I read with interest Shimkin and colleagues’ evaluation of the Underserved Pathway (UP) at the University of Washington School of Medicine, which used propensity score matching (PSM) to examine the association of UP participation with career outcomes.1
PSM is an elegant approach to handling self-selection into voluntary programs in statistical analysis comparing outcomes between program participants and non-participants. By limiting the sample to “cases” (UP participants) and matched “controls” (non-UP participants who had a similar “propensity” to have participated in the program, based on other characteristics), PSM can reduce confounding bias in a different manner than single-equation techniques, such as multivariable regression of career outcomes on UP participation.2 However, after PSM is used to create the matched sample, analyses are still subject to confounding by unobserved variables, special methods are needed to analyze the matched sample correctly, and special limitations apply to the conclusions from this analysis.2,3
Fundamentally, throwing away “unmatched” controls trades off a smaller sample size (384, relative to the initial 2,027 students) for arguably lower bias in the estimate of the UP effect.4 The latter point is critical. A propensity-matched sample should be used only for estimating the effect of the primary exposure (UP participation) on one or more outcomes. Therefore, among the odds ratios (ORs) shown in Tables 2‐5, only the OR for UP participation can be considered generalizable. The other ORs, for example, OR of “race” in Table 3, are not generalizable to the school’s graduates (let alone to other institutions), because they are calculated from a sample purposefully selected to be balanced on the propensity of participating in UP. Conclusions about other drivers of specialty choice and practice location, apart from UP participation, are likely to be different if those exposures were studied in the entire original sample, or if each exposure were studied separately with its own PSM analysis.

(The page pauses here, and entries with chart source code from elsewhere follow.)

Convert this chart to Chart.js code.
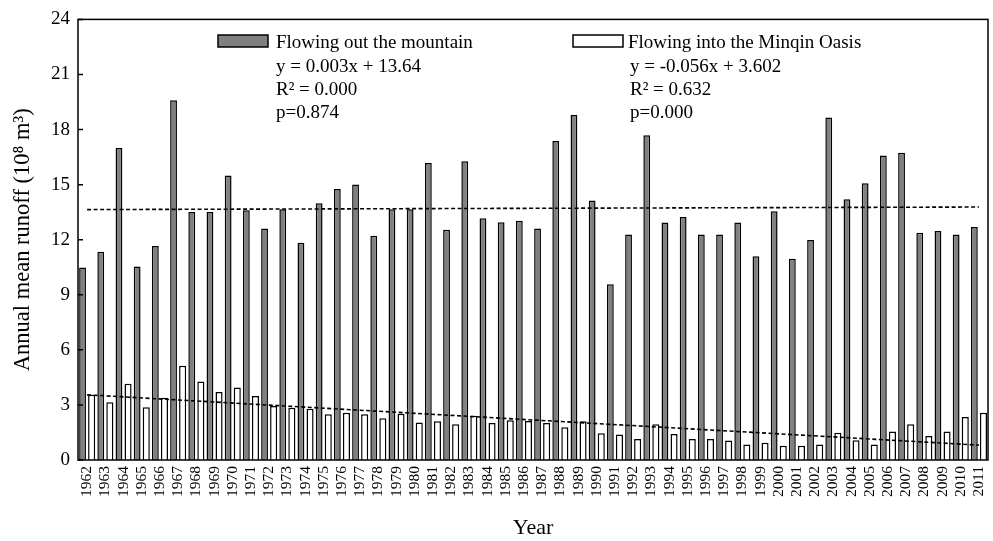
<!DOCTYPE html>
<html>
<head>
<meta charset="utf-8">
<script src="https://cdn.jsdelivr.net/npm/chart.js@4.4.0/dist/chart.umd.min.js"></script>
<style>
  body { margin: 0; background: #fff; }
  #wrap { width: 993px; height: 541px; position: relative; }
</style>
</head>
<body>
<div id="wrap"><canvas id="runoffChart"></canvas></div>
<script>
var years = ['1962', '1963', '1964', '1965', '1966', '1967', '1968', '1969', '1970', '1971',
  '1972', '1973', '1974', '1975', '1976', '1977', '1978', '1979', '1980', '1981',
  '1982', '1983', '1984', '1985', '1986', '1987', '1988', '1989', '1990', '1991',
  '1992', '1993', '1994', '1995', '1996', '1997', '1998', '1999', '2000', '2001',
  '2002', '2003', '2004', '2005', '2006', '2007', '2008', '2009', '2010', '2011'];

// flowing out the mountain (10^8 m3)
var outMountain = [10.49, 11.35, 16.99, 10.54, 11.66, 19.6, 13.51, 13.51, 15.5, 13.6,
  12.61, 13.66, 11.84, 13.98, 14.76, 15.01, 12.22, 13.66, 13.66, 16.18,
  12.54, 16.27, 13.17, 12.95, 13.03, 12.61, 17.37, 18.79, 14.13, 9.57,
  12.29, 17.69, 12.94, 13.24, 12.29, 12.29, 12.94, 11.1, 13.55, 10.96,
  11.98, 18.65, 14.2, 15.08, 16.59, 16.74, 12.38, 12.47, 12.29, 12.69];

// flowing into the Minqin Oasis
var intoOasis = [3.55, 3.15, 4.16, 2.88, 3.39, 5.14, 4.27, 3.71, 3.95, 3.48,
  2.94, 2.85, 2.79, 2.49, 2.58, 2.49, 2.27, 2.52, 2.04, 2.11,
  1.95, 2.41, 2.02, 2.16, 2.13, 2.02, 1.78, 2.11, 1.46, 1.39,
  1.14, 1.95, 1.41, 1.14, 1.14, 1.06, 0.85, 0.94, 0.77, 0.77,
  0.85, 1.48, 1.08, 0.85, 1.55, 1.95, 1.31, 1.55, 2.34, 2.58];

// trend line end points
var trendYears = ['1962', '2011'];
var outTrend = [13.64, 13.78];
var intoTrend = [3.55, 0.81];

var outStats = ['y = 0.003x + 13.64', 'R\u00b2 = 0.000', 'p=0.874'];
var intoStats = ['y = -0.056x + 3.602', 'R\u00b2 = 0.632', 'p=0.000'];

var serif = "'Liberation Serif', 'Times New Roman', serif";

function pts(xs, ys) {
  var a = [];
  for (var i = 0; i < xs.length; i++) a.push({ x: xs[i], y: ys[i] });
  return a;
}

// box round the plot, inward y ticks and the legend with the fit stats
var framePlugin = {
  id: 'frame',
  afterDraw: function (chart) {
    var ctx = chart.ctx, a = chart.chartArea, ys = chart.scales.y;
    ctx.save();
    ctx.strokeStyle = '#000';
    ctx.lineWidth = 1.5;
    ctx.strokeRect(a.left, a.top, a.right - a.left, a.bottom - a.top);
    ctx.beginPath();
    ys.ticks.forEach(function (t) {
      var py = ys.getPixelForValue(t.value);
      ctx.moveTo(a.left, py);
      ctx.lineTo(a.left + 5, py);
    });
    ctx.stroke();

    var legendItems = [
      { ds: chart.data.datasets[0], box: 218, text: 276, stats: outStats, statX: 276 },
      { ds: chart.data.datasets[1], box: 573, text: 628, stats: intoStats, statX: 630 }
    ];
    ctx.font = '19px ' + serif;
    ctx.fillStyle = '#000';
    ctx.textBaseline = 'alphabetic';
    legendItems.forEach(function (it) {
      ctx.fillStyle = it.ds.backgroundColor;
      ctx.fillRect(it.box, 35, 50, 12);
      ctx.lineWidth = 1.5;
      ctx.strokeRect(it.box, 35, 50, 12);
      ctx.fillStyle = '#000';
      ctx.fillText(it.ds.label, it.text, 48);
      it.stats.forEach(function (s, i) {
        ctx.fillText(s, it.statX, 71.5 + i * 23.3);
      });
    });
    ctx.restore();
  }
};

var ctx = document.getElementById('runoffChart').getContext('2d');
var runoffChart = new Chart(ctx, {
  type: 'bar',
  data: {
    labels: years,
    datasets: [{
      label: 'Flowing out the mountain',
      data: outMountain,
      backgroundColor: '#808080',
      borderColor: '#000',
      borderWidth: 1.5,
      categoryPercentage: 1.0,
      barPercentage: 0.75,
      order: 1
    }, {
      label: 'Flowing into the Minqin Oasis',
      data: intoOasis,
      backgroundColor: '#ffffff',
      borderColor: '#000',
      borderWidth: 1.5,
      categoryPercentage: 1.0,
      barPercentage: 0.78,
      order: 2
    }, {
      type: 'line',
      label: 'out trend',
      data: pts(trendYears, outTrend),
      borderColor: '#000',
      borderWidth: 1.6,
      borderDash: [4, 2.5],
      pointRadius: 0,
      fill: false,
      order: 0
    }, {
      type: 'line',
      label: 'into trend',
      data: pts(trendYears, intoTrend),
      borderColor: '#000',
      borderWidth: 1.6,
      borderDash: [4, 2.5],
      pointRadius: 0,
      fill: false,
      order: 0
    }]
  },
  options: {
    responsive: true,
    maintainAspectRatio: false,
    animation: false,
    devicePixelRatio: 1,
    layout: { padding: { left: 0, top: 16, right: 5, bottom: 0 } },
    plugins: {
      legend: { display: false },
      tooltip: { enabled: false }
    },
    scales: {
      x: {
        grid: { display: false, drawTicks: false },
        border: { display: false },
        ticks: {
          autoSkip: false,
          minRotation: 90,
          maxRotation: 90,
          padding: 6,
          color: '#000',
          font: { family: serif, size: 15.5 }
        },
        title: {
          display: true,
          text: 'Year',
          color: '#000',
          font: { family: serif, size: 22 },
          padding: { top: 0, bottom: 0 }
        },
        afterFit: function (scale) {
          scale.height = 81;
          scale.paddingLeft = 0;
          scale.paddingRight = 0;
        }
      },
      y: {
        min: 0,
        max: 24,
        grid: { display: false, drawTicks: false },
        border: { display: false },
        ticks: {
          stepSize: 3,
          padding: 8,
          color: '#000',
          font: { family: serif, size: 19 }
        },
        title: {
          display: true,
          text: 'Annual mean runoff (10\u2078 m\u00b3)',
          color: '#000',
          font: { family: serif, size: 22.5 },
          padding: { top: 10, bottom: 0 }
        },
        afterFit: function (scale) { scale.width = 78; }
      }
    }
  },
  plugins: [framePlugin]
});
</script>
</body>
</html>
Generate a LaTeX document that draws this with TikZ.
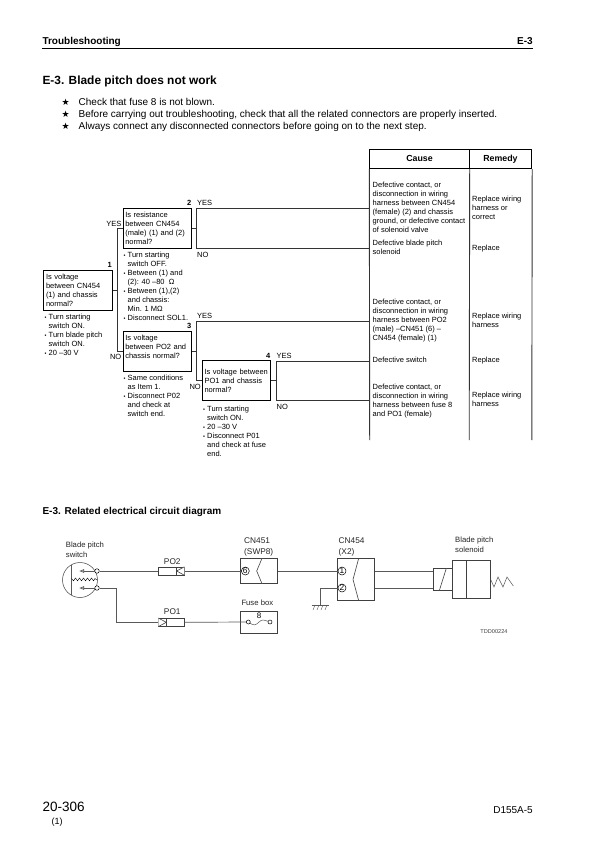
\documentclass[tikz,border=0pt]{standalone}
\usepackage{fontspec}
\usetikzlibrary{arrows.meta}
\setmainfont{Liberation Sans}
\newfontfamily\symfont{DejaVu Sans}
\newcommand{\bul}{\makebox[4pt][l]{\fontsize{5.5}{5.5}\selectfont •}}
\newcommand{\ind}{\hspace*{4pt}}
\begin{document}
\begin{tikzpicture}[
  x=1pt, y=-1pt,
  qbox/.style={draw, line width=0.9pt, minimum width=68.5pt, minimum height=40pt, inner xsep=2.25pt, inner ysep=2pt, text width=64pt, align=left, font=\fontsize{7.5}{9}\selectfont},
  lab/.style={inner sep=0pt, font=\fontsize{7.5}{9}\selectfont},
  txt/.style={lab, anchor=north west, align=left},
  num/.style={inner sep=0pt, font=\bfseries\fontsize{7.5}{9}\selectfont},
  head/.style={draw, line width=0.9pt, minimum height=19.2pt, inner sep=0pt, text height=6.4pt, text depth=1.9pt, font=\bfseries\fontsize{8.8}{9}\selectfont},
  flow/.style={line width=0.9pt, black!80},
  wire/.style={line width=0.7pt, black!65},
  part/.style={draw, line width=0.6pt, black!75, fill=white},
  term/.style={circle, draw, line width=0.5pt, fill=white, minimum size=4.5pt, inner sep=0pt},
  pin/.style={circle, draw, line width=0.5pt, fill=white, minimum size=8pt, inner sep=0pt, font=\fontsize{8.3}{8}\selectfont},
  cir/.style={inner sep=0pt, font=\fontsize{8.3}{10.5}\selectfont, text=black!85},
  small/.style={inner sep=0pt, align=left, font=\fontsize{7.7}{10}\selectfont, text=black!85}
]
\useasboundingbox (0,0) rectangle (595,842);
\fill[white] (0,0) rectangle (595,842);
% page head
\node[inner sep=0pt, anchor=base west, font=\bfseries\fontsize{10}{11}\selectfont] (pagehead) at (42.3,45) {Troubleshooting};
\node[inner sep=0pt, anchor=base east, font=\bfseries\fontsize{10}{11}\selectfont] (pagesec) at (533,45) {E-3};
\coordinate (ruleA) at (42,48.3);
\coordinate (ruleB) at (533,48.3);
\draw[line width=0.9pt] (ruleA) -- (ruleB);
\node[inner sep=0pt, anchor=base west, font=\bfseries\fontsize{11.9}{14}\selectfont] (title) at (42.3,85) {E-3. Blade pitch does not work};
\foreach \y/\t [count=\i] in {106/Check that fuse 8 is not blown.,
  118/{Before carrying out troubleshooting, check that all the related connectors are properly inserted.},
  129.8/Always connect any disconnected connectors before going on to the next step.}{
  \node[inner sep=0pt, anchor=base, font=\symfont\fontsize{9}{10}\selectfont] (star\i) at (65.7,\y) {★};
  \node[inner sep=0pt, anchor=base west, font=\fontsize{10}{11}\selectfont] (rule\i) at (78.5,\y) {\t};
}
% table
\node[head, minimum width=99.5pt] (cause) at (419.5,159) {Cause};
\node[head, minimum width=62.7pt] (remedy) at (500.4,159) {Remedy};
\coordinate (tabA) at (369.7,440);
\coordinate (tabB) at (469.2,440);
\coordinate (tabC) at (531.8,440);
\draw[flow] (cause.south west) -- (tabA);
\draw[flow] (cause.south east) -- (tabB);
\draw[flow] (remedy.south east) -- (tabC);
% checks
\node[qbox] (q1) at (78,290) {Is voltage\\between CN454\\(1) and chassis\\normal?};
\node[qbox] (q2) at (157.3,228.3) {Is resistance\\between CN454\\(male) (1) and (2)\\normal?};
\node[qbox] (q3) at (157.3,351) {Is voltage\\between PO2 and\\chassis normal?\\\mbox{}};
\node[qbox] (q4) at (236.5,380.8) {Is voltage between\\PO1 and chassis\\normal?};
\node[num, anchor=east] (n1) at (112,264.5) {1};
\node[num, anchor=east] (n2) at (191.5,203) {2};
\node[num, anchor=east] (n3) at (191.5,326) {3};
\node[num, anchor=east] (n4) at (270.5,356) {4};
% junctions
\coordinate (j1a) at (117.3,228.3);
\coordinate (j1b) at (117.3,351);
\coordinate (j1) at (117.3,290);
\coordinate (j2) at (196.7,228.3);
\coordinate (j2a) at (196.7,208.3);
\coordinate (j2b) at (196.7,248.3);
\coordinate (j3) at (196.7,351);
\coordinate (j3a) at (196.7,321);
\coordinate (j3b) at (196.7,380.8);
\coordinate (j4) at (276,380.8);
\coordinate (j4a) at (276,361);
\coordinate (j4b) at (276,400.8);
\draw[flow] (q1.east) -- (j1);
\draw[flow] (q2.west) -- (j1a) -- (j1b) -- (q3.west);
\draw[flow] (q2.east) -- (j2);
\draw[flow] (cause.south west |- j2a) -- (j2a) -- (j2b) -- (cause.south west |- j2b);
\draw[flow] (q3.east) -- (j3);
\draw[flow] (cause.south west |- j3a) -- (j3a) -- (j3b) -- (q4.west);
\draw[flow] (q4.east) -- (j4);
\draw[flow] (cause.south west |- j4a) -- (j4a) -- (j4b) -- (cause.south west |- j4b);
% yes / no
\node[lab, anchor=east] (y1) at (121.5,224) {YES};
\node[lab, anchor=east] (no1) at (121.5,357) {NO};
\node[lab, anchor=west] (y2) at (197,203) {YES};
\node[lab, anchor=west] (no2) at (197,254.5) {NO};
\node[lab, anchor=west] (y3) at (197,316) {YES};
\node[lab, anchor=east] (no3) at (201,387) {NO};
\node[lab, anchor=west] (y4) at (276.5,355.5) {YES};
\node[lab, anchor=west] (no4) at (276.5,407) {NO};
% notes
\node[txt] (note1) at (44.5,314) {\bul Turn starting\\\ind switch ON.\\\bul Turn blade pitch\\\ind switch ON.\\\bul 20 --30 V};
\node[txt] (note2) at (123.5,252) {\bul Turn starting\\\ind switch OFF.\\\bul Between (1) and\\\ind (2): 40 --80\ \ Ω\\\bul Between (1),(2)\\\ind and chassis:\\\ind Min. 1 MΩ\\\bul Disconnect SOL1.};
\node[txt] (note3) at (123.5,374.5) {\bul Same conditions\\\ind as Item 1.\\\bul Disconnect P02\\\ind and check at\\\ind switch end.};
\node[txt] (note4) at (203,406) {\bul Turn starting\\\ind switch ON.\\\bul 20 --30 V\\\bul Disconnect P01\\\ind and check at fuse\\\ind end.};
% causes
\node[txt] (cs1) at (372.5,182) {Defective contact, or\\disconnection in wiring\\harness between CN454\\(female) (2) and chassis\\ground, or defective contact\\of solenoid valve};
\node[txt] (cs2) at (372.5,239.7) {Defective blade pitch\\solenoid};
\node[txt] (cs3) at (372.5,299) {Defective contact, or\\disconnection in wiring\\harness between PO2\\(male) --CN451 (6) --\\CN454 (female) (1)};
\node[txt] (cs4) at (372.5,356.7) {Defective switch};
\node[txt] (cs5) at (372.5,383.4) {Defective contact, or\\disconnection in wiring\\harness between fuse 8\\and PO1 (female)};
\node[txt] (rm1) at (472,195.7) {Replace wiring\\harness or\\correct};
\node[txt] (rm2) at (472,244.7) {Replace};
\node[txt] (rm3) at (472,312.4) {Replace wiring\\harness};
\node[txt] (rm4) at (472,356.7) {Replace};
\node[txt] (rm5) at (472,392) {Replace wiring\\harness};
% circuit
\node[inner sep=0pt, anchor=base west, font=\bfseries\fontsize{10}{10}\selectfont] (cirtitle) at (42.3,514.5) {E-3. Related electrical circuit diagram};
\node[small, anchor=north west] (swlab) at (65.7,541.5) {Blade pitch\\switch};
\node[small, anchor=north west] (sollab) at (455,537) {Blade pitch\\solenoid};
\node[cir, anchor=west] (cn451a) at (244,540.7) {CN451};
\node[cir, anchor=west] (cn451b) at (244,552) {(SWP8)};
\node[cir, anchor=west] (cn454a) at (338.5,540.7) {CN454};
\node[cir, anchor=west] (cn454b) at (338.5,552) {(X2)};
\node[cir] (po2lab) at (172.3,561.5) {PO2};
\node[cir] (po1lab) at (172.3,611.5) {PO1};
\node[small, anchor=west] (fuselab) at (241.3,603) {Fuse box};
\node[inner sep=0pt, font=\fontsize{5.6}{6}\selectfont, text=black!75] (tdd) at (494,632) {TDD00224};
% switch
\node[circle, draw, line width=0.5pt, black!75, minimum size=35pt, inner sep=0pt] (sw) at (80,580) {};
\node[term] (swa) at (97,571) {};
\node[term] (swb) at (97,588) {};
\coordinate (swin1) at (71.3,565);
\coordinate (swin2) at (71.3,595);
\draw[wire] (swin1) -- (swin2);
\draw[wire, line width=0.4pt, black] (71.5,578.5) -- (73.5,580.8) -- (75.5,578) -- (77.5,580.8) -- (79.5,578) -- (81.5,580.8) -- (83.5,578) -- (85.5,580.8) -- (87.5,578) -- (89.5,580.8) -- (91.5,578) -- (93.5,580.8) -- (95,578.5) -- (97,580);
\coordinate (swtipa) at (79,571);
\coordinate (swtipb) at (79,588);
\draw[wire, -{Latex[open,length=5pt,width=4pt]}] (swa) -- (swtipa);
\draw[wire, -{Latex[open,length=5pt,width=4pt]}] (swb) -- (swtipb);
% harness PO2
\node[part, minimum width=26pt, minimum height=8.4pt, inner sep=0pt] (po2) at (171.3,571) {};
\draw[part] (176.7,566.8) -- (176.7,575.2);
\draw[part] (184.3,566.8) -- (176.7,571) -- (184.3,575.2);
% harness PO1
\node[part, minimum width=26pt, minimum height=8.6pt, inner sep=0pt] (po1) at (171.3,622.3) {};
\draw[part] (166.3,618) -- (166.3,626.6);
\draw[part] (158.3,618) -- (166.3,622.3) -- (158.3,626.6);
% connectors
\node[part, minimum width=37pt, minimum height=25.4pt, inner sep=0pt] (cn451) at (259.2,571) {};
\draw[part] (262,558.3) -- (256.7,571) -- (262,583.7);
\node[pin] (p6) at (245.3,571) {6};
\node[part, minimum width=37pt, minimum height=42.4pt, inner sep=0pt] (cn454) at (355.8,579.5) {};
\draw[part] (358.7,558.3) -- (353,579.5) -- (358.7,600.7);
\node[pin] (p1) at (342,571) {1};
\node[pin] (p2) at (342,588) {2};
\node[part, minimum width=37pt, minimum height=22.3pt, inner sep=0pt] (fuse) at (259.2,622.2) {};
\node[term, minimum size=4pt] (fa) at (248.3,622) {};
\node[term, minimum size=4pt] (fb) at (270,622) {};
\draw[wire, line width=0.5pt] (fa) .. controls (254,626) and (256,625) .. (259,622) .. controls (262,619) and (264,620) .. (fb);
\node[inner sep=0pt, font=\fontsize{8}{8}\selectfont] (f8) at (259,616) {8};
% ground
\coordinate (gndk) at (320.3,588);
\coordinate (gnd) at (320.3,605);
\coordinate (gndl) at (311.7,605);
\coordinate (gndr) at (328.7,605);
\draw[wire] (p2) -- (gndk) -- (gnd);
\draw[wire] (gndl) -- (gndr);
\foreach \x in {315,319,323,327}{\draw[wire, line width=0.4pt] (\x,605) -- (\x-2,610);}
% solenoid
\node[part, minimum width=19pt, minimum height=22.4pt, inner sep=0pt] (solv) at (442.8,579.5) {};
\draw[part] (439.3,590.7) -- (446.3,568.3);
\node[part, minimum width=38pt, minimum height=38pt, inner sep=0pt] (sol) at (471.3,579.3) {};
\draw[part] (466.3,560.3) -- (466.3,598.3);
\draw[wire, line width=0.5pt] (sol.east) -- (494,587) -- (498,577) -- (503,587) -- (507,577) -- (513.3,586);
% wires
\draw[wire] (swa) -- (po2.west);
\draw[wire] (po2.east) -- (p6);
\draw[wire] (cn451.east) -- (p1);
\coordinate (poknee) at (116.7,588);
\draw[wire] (swb) -- (poknee) -- (poknee |- po1.west) -- (po1.west);
\draw[wire] (po1.east) -- (fa);
\draw[wire] (cn454.east |- p1) -- (solv.west |- p1);
\draw[wire] (cn454.east |- p2) -- (solv.west |- p2);
% page foot
\node[inner sep=0pt, anchor=base west, font=\fontsize{13.5}{15}\selectfont] (pageno) at (42.3,811.7) {20-306};
\node[inner sep=0pt, anchor=base west, font=\fontsize{9}{10}\selectfont] (rev) at (51.5,824) {(1)};
\node[inner sep=0pt, anchor=base east, font=\fontsize{10}{11}\selectfont] (model) at (533,813) {D155A-5};
\end{tikzpicture}
\end{document}
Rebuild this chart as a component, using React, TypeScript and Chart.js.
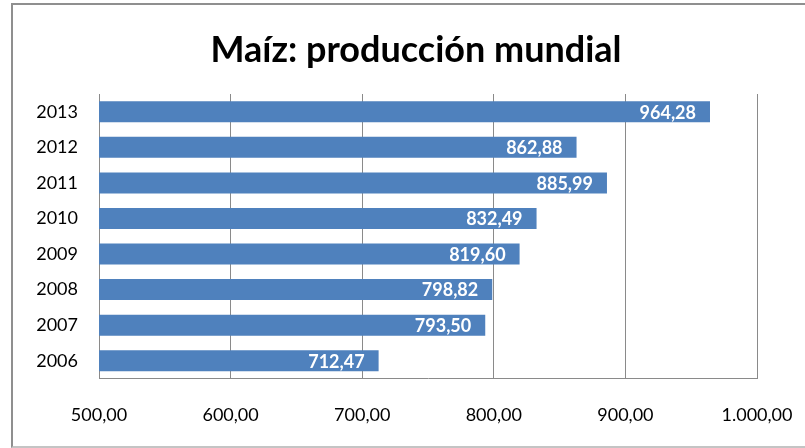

The implementation of PSM in this study would have benefitted from two other technical modifications, as described in more detail in prior literature on this method.2,3,5 First, the balance of covariates in the matched sample (Table 1), should have been analyzed using standardized differences (which are not sensitive to sample size), rather than null hypothesis testing methods, such as analysis of variance (where an educationally significant difference could appear to not be “statistically significant” if the sample size were small enough). Second, multivariable analyses of each outcome should have accounted for the matched, or clustered, nature of the sample. A conventional logistic regression, for example, assumes that all observations were sampled independently of one another. In this case, conditional (or “fixed-effects”) logistic regression should have been used to reflect the fact that each control was selected to match a specific case.
PSM is a powerful tool for reducing the confounding bias that vexes many medical education projects. Yet, results from PSM must be interpreted with caution, and its singular purpose can make it unsuitable for broader research questions, such as asking which among many exposures can predict a certain outcome.